By: Gary Blasi
When targeting West Coast ocean, bay or estuary salmon brining them is mandatory. Without brining your bait it will fall apart. Brining is important because in order to properly troll the bait it must be kept firm. Bait in general is soft by nature. If you don’t firm the bait up (anchovies, herring, sardines) the bellies will pop. Brining also shines up the scales and makes the bait look more real when trolled.
Consider this. Without brining bait it’s difficult to troll it at any real depth. This is due to the pressure on the bait. When you are trolling bait pressure and speed work against that bait. Trolling bait at 2-3 knots puts a lot of spin on the bait and imparts a lot of wear and tear. If you don’t brine them the wear and tear makes the belly fall out and happens quickly. Without brining it you won’t have the confidence of trolling perfect bait. More important you’ll catch fewer salmon.
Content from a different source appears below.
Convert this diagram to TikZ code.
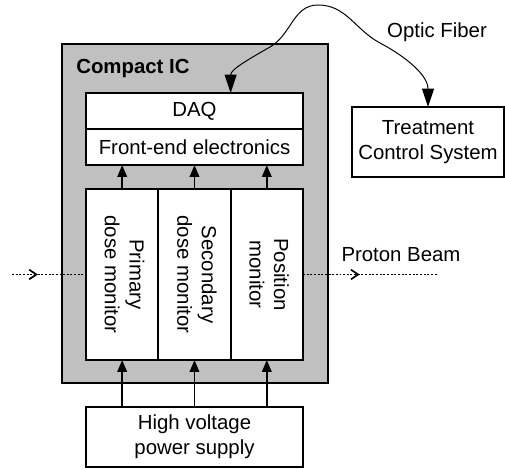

When brining bait it gives you confidence that the bait is going to hold up in deep water. You are trying to make the bait look as real as possible. It won’t look too real to a salmon if the guts are falling out. I brine my baits for several reasons. Color and hardiness are the two main reasons. On a charter we need to catch more fish than the average recreational angler. Having the perfect bait pays my bills, which is why I brine baits in Fire Brine daily.
How To Brine
Place a tray of anchovies (or herring/sardines depending on what bait is available) in Tupperware or a plastic Ziploc. I put them in frozen.
Pour enough Fire Brine on top of the bait so the bait floats in the brine.
Some anglers are happy with just Fire Brine. However, this season I’ve been adding Fire Dye to my brine because it makes them glow like a light bulb. When I’m using Chartreuse Fire Brine I’ll add Chartreuse Fire Dye. With the Blue Fire Brine it’s pretty bright already, but I like to add a few drops of Blue Fire Dye because then the bait is pops and never loses the color. The Fire Dye dyes the meats whereas as Fire Brine brines them while also giving them color. Obviously, with Natural Fire Brine you don’t need to add dye.
I’ll let the bait soak in the brine overnight in a fridge. The baits are ready to fish at 6 am the next morning. Sometimes I’ll brine them in the morning on the boat, but it’s way better if you brine it overnight.
A Blasi Tip:
Oftentimes, I’ll brine my baits in Natural Fire Brine. Then when I’m ready to fish I’ll add Blue or Chartreuse Fire Dye prior to trolling. Fire Brine keeps those baits firm until we can see water and weather conditions for that particular day. Because the Fire Dye is so strong we can add it on the boat and have vibrant color instantly.